WHAT IS REQUIRED ▸
Go through the entries below and count the lines holding the word "diagram". Reply with only the number, please.
-- START RECORD EXTRACTS --
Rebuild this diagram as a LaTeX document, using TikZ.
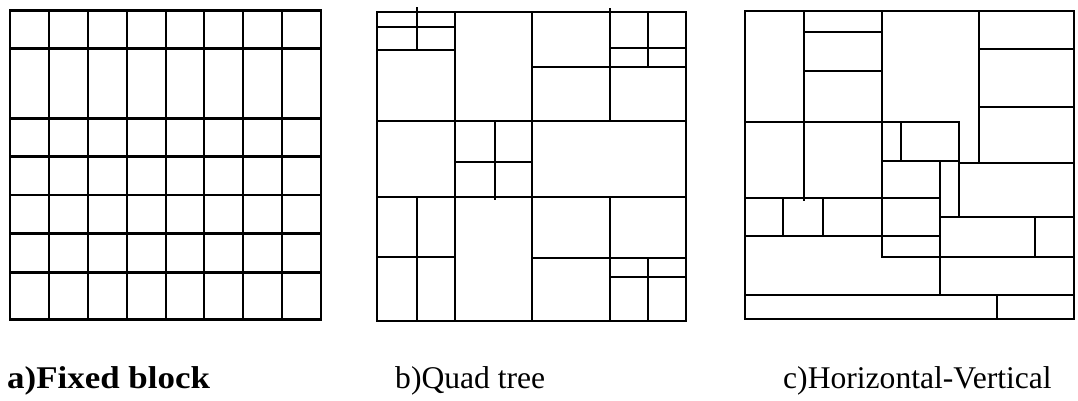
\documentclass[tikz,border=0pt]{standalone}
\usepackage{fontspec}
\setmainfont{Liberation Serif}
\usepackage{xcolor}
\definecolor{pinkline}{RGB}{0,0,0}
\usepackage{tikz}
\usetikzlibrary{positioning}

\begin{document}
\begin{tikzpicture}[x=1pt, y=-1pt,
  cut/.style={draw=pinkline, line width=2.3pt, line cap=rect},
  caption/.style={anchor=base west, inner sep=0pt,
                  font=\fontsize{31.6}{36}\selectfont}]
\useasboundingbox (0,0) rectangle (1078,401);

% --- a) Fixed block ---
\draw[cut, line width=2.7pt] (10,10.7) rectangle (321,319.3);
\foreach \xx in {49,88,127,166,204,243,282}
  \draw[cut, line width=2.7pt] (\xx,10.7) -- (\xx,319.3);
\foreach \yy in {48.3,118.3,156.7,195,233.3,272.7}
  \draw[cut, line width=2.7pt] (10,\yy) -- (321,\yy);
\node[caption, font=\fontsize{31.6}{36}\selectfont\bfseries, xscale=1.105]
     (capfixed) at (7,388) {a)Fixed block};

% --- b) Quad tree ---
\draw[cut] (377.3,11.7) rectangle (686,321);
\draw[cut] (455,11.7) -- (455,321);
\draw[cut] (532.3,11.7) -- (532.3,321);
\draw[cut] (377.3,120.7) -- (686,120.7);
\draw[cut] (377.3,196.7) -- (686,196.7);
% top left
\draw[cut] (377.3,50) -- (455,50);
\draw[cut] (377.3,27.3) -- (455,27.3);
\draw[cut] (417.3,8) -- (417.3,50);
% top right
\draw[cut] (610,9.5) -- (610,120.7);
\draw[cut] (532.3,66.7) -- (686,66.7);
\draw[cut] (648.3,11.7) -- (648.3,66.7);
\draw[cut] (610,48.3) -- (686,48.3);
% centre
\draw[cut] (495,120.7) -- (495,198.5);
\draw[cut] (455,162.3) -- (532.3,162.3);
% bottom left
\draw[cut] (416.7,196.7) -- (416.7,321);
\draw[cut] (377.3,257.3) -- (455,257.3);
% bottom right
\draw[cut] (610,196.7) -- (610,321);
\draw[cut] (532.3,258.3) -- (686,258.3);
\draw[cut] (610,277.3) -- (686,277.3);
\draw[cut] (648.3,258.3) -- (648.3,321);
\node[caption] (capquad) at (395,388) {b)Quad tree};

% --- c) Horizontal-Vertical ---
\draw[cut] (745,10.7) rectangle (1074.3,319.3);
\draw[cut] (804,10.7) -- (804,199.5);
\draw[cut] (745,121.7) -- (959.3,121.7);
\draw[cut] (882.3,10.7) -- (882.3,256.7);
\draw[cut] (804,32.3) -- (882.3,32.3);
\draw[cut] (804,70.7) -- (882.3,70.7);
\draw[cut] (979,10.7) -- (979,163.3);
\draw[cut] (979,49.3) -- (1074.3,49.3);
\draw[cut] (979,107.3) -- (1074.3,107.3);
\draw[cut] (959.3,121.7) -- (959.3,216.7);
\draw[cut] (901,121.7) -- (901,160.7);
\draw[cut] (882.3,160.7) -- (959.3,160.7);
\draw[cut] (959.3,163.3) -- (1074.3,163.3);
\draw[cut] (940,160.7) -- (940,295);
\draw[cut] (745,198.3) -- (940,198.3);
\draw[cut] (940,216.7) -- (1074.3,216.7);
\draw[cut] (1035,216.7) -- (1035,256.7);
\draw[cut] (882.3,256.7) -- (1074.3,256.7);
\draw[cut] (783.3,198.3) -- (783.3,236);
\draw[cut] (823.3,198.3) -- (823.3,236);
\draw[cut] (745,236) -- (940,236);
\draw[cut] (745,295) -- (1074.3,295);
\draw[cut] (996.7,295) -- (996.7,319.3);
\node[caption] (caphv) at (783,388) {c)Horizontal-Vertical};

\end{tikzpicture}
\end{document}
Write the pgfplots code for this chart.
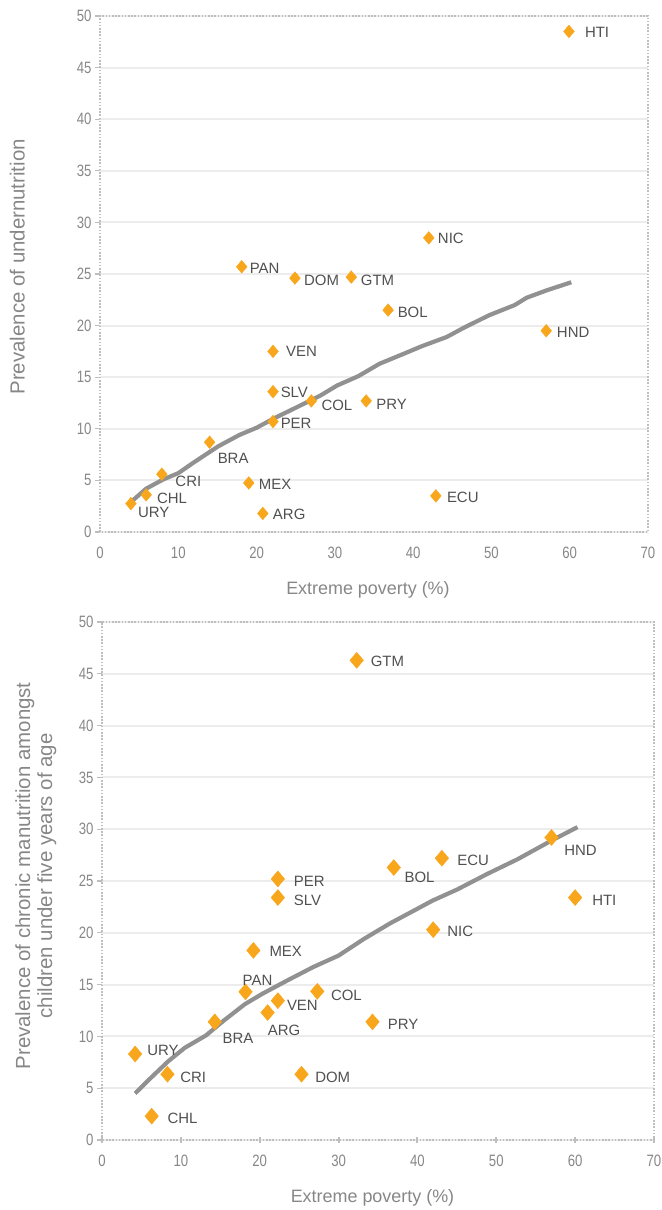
-- END RECORD EXTRACTS --
-- START RECORD EXTRACTS --
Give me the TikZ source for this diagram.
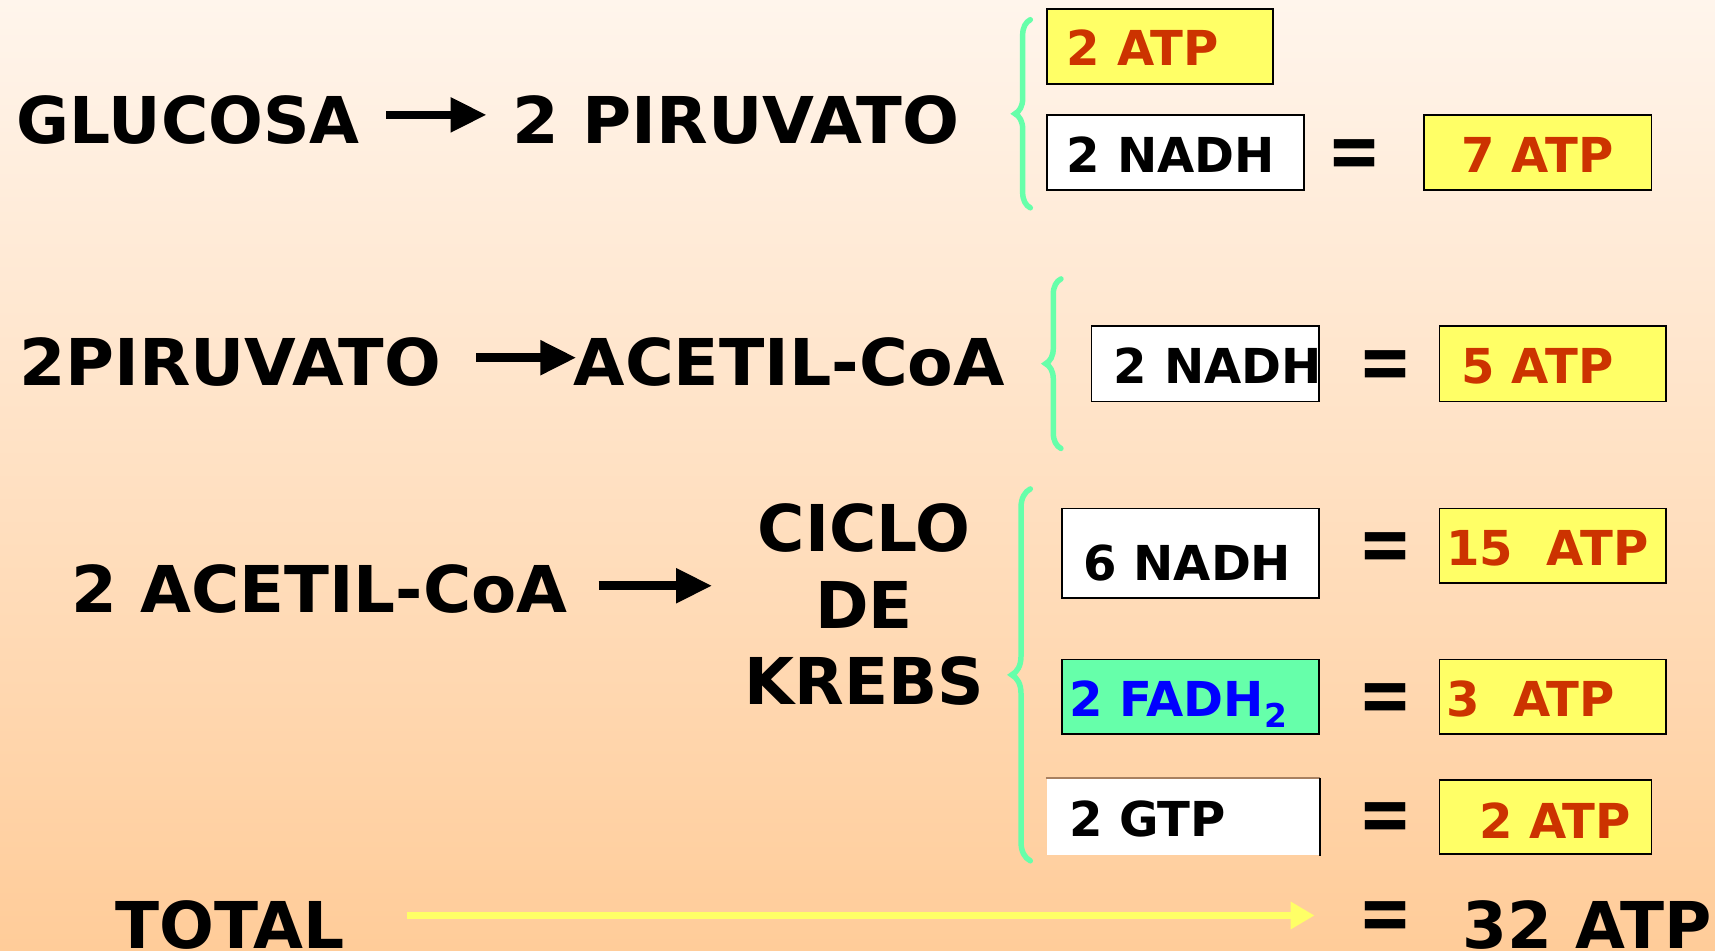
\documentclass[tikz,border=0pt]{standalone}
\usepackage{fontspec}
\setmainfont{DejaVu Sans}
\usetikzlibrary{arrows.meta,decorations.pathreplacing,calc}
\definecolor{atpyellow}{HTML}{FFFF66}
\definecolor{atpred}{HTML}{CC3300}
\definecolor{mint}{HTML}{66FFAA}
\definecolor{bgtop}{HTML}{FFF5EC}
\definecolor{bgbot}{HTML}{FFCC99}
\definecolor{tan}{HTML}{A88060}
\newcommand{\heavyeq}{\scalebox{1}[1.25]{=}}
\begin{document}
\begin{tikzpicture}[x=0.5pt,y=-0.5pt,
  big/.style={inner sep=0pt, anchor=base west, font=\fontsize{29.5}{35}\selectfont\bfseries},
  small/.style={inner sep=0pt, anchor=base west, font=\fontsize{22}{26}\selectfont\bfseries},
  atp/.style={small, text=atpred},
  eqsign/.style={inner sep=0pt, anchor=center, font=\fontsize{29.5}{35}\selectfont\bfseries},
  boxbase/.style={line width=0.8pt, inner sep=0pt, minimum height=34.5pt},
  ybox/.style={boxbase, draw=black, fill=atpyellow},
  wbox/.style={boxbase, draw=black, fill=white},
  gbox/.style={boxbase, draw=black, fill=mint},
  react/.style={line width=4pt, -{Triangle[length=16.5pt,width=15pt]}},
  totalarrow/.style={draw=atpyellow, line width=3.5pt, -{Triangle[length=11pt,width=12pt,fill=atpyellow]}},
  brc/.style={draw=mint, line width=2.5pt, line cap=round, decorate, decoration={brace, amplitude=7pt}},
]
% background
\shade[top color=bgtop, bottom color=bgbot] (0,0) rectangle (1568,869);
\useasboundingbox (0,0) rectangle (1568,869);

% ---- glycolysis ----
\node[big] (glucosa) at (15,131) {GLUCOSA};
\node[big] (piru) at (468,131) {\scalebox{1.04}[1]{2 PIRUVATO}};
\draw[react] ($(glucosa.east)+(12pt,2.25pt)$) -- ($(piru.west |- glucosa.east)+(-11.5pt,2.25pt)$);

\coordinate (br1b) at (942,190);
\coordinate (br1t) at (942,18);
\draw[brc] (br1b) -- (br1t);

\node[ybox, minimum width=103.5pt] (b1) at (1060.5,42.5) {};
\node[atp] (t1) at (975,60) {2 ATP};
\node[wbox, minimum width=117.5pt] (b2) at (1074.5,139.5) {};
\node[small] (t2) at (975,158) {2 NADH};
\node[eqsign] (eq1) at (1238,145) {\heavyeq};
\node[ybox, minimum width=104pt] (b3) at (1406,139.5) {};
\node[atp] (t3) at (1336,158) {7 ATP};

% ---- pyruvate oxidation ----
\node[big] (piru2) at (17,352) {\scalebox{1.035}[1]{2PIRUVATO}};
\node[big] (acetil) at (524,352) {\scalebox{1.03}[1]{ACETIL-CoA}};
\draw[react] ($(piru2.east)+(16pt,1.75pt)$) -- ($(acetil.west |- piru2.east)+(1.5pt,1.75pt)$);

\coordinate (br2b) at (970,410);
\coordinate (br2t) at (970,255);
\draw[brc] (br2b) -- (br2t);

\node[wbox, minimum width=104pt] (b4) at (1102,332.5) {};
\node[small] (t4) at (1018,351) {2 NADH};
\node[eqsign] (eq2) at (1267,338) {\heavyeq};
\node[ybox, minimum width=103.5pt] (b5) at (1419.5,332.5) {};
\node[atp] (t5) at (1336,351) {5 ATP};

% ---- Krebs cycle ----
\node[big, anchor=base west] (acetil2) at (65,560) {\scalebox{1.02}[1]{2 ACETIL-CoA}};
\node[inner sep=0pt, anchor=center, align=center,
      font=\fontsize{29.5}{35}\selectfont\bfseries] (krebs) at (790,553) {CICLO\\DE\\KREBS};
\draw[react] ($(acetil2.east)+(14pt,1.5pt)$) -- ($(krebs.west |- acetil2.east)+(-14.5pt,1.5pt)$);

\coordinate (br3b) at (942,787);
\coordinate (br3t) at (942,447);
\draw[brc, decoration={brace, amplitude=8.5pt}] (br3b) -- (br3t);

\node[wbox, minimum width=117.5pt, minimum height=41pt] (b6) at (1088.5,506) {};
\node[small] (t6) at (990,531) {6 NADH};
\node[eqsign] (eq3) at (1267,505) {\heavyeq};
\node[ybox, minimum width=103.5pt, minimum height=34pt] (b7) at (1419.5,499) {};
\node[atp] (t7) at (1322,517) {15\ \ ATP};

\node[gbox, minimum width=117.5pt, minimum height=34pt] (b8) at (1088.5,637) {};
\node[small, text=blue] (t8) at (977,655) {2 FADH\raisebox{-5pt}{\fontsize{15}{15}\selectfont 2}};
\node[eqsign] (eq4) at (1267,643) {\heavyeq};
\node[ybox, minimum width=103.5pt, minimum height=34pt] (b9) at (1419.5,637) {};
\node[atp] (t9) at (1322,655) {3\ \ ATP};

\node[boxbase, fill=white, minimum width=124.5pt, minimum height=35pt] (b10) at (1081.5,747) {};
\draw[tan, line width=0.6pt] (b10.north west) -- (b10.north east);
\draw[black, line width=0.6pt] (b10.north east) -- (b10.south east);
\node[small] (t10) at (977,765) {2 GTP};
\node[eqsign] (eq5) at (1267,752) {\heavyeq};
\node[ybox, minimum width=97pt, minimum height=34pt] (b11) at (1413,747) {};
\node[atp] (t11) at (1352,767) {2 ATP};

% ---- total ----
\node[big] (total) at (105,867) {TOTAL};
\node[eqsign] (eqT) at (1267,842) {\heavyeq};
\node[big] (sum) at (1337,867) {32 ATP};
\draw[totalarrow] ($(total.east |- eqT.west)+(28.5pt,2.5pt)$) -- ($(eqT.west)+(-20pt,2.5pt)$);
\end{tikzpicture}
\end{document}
-- END RECORD EXTRACTS --
-- START RECORD EXTRACTS --
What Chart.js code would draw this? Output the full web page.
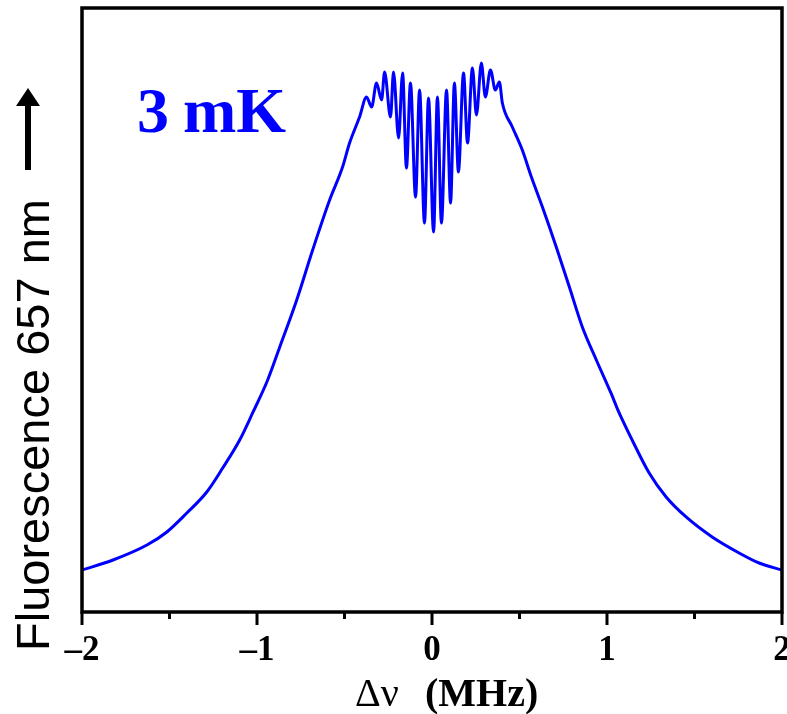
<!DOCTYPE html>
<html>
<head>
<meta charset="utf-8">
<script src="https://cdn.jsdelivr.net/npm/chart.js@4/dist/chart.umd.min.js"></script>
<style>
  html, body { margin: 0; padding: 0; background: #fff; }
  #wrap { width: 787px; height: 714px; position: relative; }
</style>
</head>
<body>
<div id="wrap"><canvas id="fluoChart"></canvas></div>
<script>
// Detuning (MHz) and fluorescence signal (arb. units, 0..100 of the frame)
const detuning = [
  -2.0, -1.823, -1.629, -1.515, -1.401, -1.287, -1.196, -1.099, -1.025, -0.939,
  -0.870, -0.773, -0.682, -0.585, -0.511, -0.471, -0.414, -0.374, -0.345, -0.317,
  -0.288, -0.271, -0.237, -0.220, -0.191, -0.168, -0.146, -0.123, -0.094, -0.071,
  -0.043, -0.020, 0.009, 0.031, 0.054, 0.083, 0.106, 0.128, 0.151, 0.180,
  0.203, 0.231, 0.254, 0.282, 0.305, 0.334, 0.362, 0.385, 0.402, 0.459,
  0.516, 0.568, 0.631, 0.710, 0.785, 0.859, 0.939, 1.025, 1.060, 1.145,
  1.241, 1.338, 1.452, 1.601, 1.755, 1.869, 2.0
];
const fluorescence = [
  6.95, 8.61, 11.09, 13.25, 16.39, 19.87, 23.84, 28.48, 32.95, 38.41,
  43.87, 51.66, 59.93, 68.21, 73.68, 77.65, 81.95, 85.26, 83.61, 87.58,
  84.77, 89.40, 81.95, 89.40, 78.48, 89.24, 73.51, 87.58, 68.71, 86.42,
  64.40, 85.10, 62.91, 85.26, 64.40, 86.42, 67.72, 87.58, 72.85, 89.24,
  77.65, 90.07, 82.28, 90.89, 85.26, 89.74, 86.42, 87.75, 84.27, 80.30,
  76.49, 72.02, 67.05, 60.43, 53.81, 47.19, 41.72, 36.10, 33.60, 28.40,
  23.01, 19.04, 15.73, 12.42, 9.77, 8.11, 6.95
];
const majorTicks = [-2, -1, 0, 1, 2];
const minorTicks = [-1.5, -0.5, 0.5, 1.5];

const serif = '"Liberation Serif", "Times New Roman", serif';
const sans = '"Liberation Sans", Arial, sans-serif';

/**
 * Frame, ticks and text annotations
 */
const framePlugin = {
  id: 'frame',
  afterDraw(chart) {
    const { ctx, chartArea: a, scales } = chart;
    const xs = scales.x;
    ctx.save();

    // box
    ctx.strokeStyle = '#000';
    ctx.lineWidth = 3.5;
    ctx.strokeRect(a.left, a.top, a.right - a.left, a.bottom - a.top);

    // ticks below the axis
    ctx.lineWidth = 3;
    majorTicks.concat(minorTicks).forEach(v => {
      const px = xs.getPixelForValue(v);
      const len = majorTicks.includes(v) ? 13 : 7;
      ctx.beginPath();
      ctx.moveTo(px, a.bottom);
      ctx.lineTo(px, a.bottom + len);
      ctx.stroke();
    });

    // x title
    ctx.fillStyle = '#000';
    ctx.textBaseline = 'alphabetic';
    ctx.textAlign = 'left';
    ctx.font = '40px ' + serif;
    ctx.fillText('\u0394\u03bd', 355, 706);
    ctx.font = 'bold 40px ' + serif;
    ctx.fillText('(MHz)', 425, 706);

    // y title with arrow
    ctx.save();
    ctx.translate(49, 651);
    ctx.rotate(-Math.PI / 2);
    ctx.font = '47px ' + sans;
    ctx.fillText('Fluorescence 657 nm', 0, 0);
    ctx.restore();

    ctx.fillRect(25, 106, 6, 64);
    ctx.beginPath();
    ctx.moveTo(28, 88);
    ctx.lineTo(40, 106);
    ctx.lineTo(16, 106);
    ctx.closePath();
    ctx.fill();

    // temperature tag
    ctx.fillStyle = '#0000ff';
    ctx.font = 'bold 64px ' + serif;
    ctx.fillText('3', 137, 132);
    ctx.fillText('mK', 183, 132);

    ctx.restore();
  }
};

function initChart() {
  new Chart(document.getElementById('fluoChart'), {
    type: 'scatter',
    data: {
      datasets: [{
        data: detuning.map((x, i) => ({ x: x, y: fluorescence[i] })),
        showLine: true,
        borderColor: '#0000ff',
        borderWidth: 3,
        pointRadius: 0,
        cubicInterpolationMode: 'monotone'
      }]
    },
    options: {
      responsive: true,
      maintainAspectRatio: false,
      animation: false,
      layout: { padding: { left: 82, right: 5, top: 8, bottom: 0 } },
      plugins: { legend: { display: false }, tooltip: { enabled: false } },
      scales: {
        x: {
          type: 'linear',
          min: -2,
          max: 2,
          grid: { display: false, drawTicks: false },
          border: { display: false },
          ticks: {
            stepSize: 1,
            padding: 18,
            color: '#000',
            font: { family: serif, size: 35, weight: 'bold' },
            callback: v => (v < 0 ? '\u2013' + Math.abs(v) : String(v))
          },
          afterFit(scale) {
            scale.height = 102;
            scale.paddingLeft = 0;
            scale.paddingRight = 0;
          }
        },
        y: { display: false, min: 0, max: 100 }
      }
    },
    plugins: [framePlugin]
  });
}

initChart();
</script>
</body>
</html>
-- END RECORD EXTRACTS --
COMPLETE ANSWER ▸
2